I’m so far behind on posts that when Taffy of Tailingua sent this to me people in Taipei probably really were wearing short sleeves. They’re certainly not wearing so little now, with the cold, damp, miserable weather we’ve been having lately. Oh well, at least it’s better than what so many people have been having to endure in China. I hope Pinyin News readers there are keeping warm and didn’t get stuck in some transportation-related hell.

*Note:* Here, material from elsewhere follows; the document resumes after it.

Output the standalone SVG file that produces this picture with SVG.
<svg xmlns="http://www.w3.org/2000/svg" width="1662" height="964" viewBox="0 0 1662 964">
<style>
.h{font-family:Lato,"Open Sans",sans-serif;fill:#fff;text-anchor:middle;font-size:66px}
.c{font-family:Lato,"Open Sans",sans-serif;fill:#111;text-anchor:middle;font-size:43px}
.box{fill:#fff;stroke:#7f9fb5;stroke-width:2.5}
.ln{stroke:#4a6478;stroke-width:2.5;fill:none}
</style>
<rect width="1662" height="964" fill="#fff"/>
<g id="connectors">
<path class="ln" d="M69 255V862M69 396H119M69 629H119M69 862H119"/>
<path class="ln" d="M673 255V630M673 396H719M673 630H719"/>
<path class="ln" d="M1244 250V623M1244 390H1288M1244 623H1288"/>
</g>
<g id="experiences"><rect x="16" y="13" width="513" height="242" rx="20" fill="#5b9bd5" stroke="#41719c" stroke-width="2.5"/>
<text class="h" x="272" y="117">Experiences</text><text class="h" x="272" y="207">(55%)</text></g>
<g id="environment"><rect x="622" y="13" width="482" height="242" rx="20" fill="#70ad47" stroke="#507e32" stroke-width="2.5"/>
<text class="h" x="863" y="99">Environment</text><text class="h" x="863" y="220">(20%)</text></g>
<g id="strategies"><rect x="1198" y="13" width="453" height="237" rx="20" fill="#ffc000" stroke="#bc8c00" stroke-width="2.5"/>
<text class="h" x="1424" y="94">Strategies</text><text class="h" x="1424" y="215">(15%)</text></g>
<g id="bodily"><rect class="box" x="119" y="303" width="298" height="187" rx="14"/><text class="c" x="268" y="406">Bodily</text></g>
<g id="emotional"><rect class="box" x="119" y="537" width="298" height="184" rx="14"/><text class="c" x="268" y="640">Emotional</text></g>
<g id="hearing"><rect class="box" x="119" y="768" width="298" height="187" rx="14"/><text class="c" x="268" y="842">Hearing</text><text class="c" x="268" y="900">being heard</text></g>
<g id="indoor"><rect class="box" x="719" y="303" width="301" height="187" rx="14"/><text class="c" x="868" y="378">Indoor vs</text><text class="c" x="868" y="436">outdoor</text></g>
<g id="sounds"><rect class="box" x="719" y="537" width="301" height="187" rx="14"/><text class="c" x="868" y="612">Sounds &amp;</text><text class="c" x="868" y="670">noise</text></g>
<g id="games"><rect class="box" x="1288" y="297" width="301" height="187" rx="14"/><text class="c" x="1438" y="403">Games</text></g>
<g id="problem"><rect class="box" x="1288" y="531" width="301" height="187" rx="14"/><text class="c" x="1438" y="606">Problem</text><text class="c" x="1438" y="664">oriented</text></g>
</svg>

This poster on the back of a bus is for Taiwan’s presidential campaign.
Táiwān ei lìliang
Shìjiè dǎ tōngguān
Mǎ Yīngjiǔ — Xiāo Wàncháng
It’s hard to put this into English that makes sense. Perhaps “Taiwan shows its power to the world.” The idea is something like “Taiwan can overcome all obstacles.” It doesn’t strike me as a good slogan. But maybe I’m missing something.

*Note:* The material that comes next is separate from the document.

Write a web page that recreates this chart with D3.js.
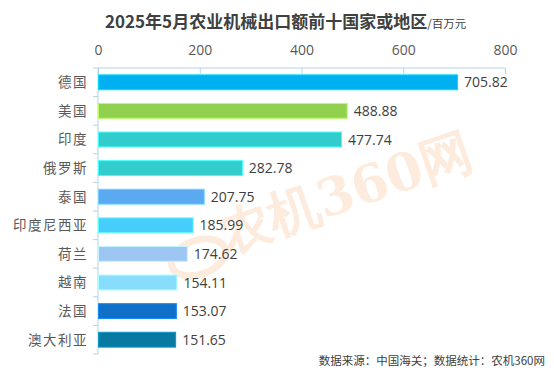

The interesting part is that it has Taiwanese written with zhuyin (bopomofo): ㄟ (ei). But the ㄟ is basically just for show, since it doesn’t serve any linguistic purpose that the expected Chinese character — 的 (de), indicating the possessive — wouldn’t provide. The sign is still in Mandarin. (Dǎ tōngguān, for example, is not a Taiwanese expression, according to several native speakers I questioned about this.)
For those who don’t know, Mǎ Yīngjiǔ and Xiāo Wàncháng comprise the KMT’s ticket for next month’s presidential election.
Both Ma and Xiao use unusual spellings for the way they write their names in the Roman alphabet: Ma Ying-jeou and Vincent Siew, respectively.
The “Ying-jeou” of Ma’s name gives the appearance of Gwoyeu Romatzyh. But in that system his name would be “Maa Ing-jeou.”
“Siew” for Hanyu Pinyin’s Xiāo indicates that the source is likely a language other than Mandarin. But Taiwanese isn’t it, though Siew, unlike Ma, was born here. Because of that spelling, many foreigners in Taiwan pronounce his family name like the English word “shoe.” “Vincent” is of course an “English name” rather than a romanization of his birth name.
As I’m fond of pointing out, perhaps the only prominent Taiwan politician whose name is recognizably Hanyu Pinyin and only Hanyu Pinyin is President Chen Shui-bian, the man most responsible for seeing that Taiwan did not adopt Hanyu Pinyin during his tenure.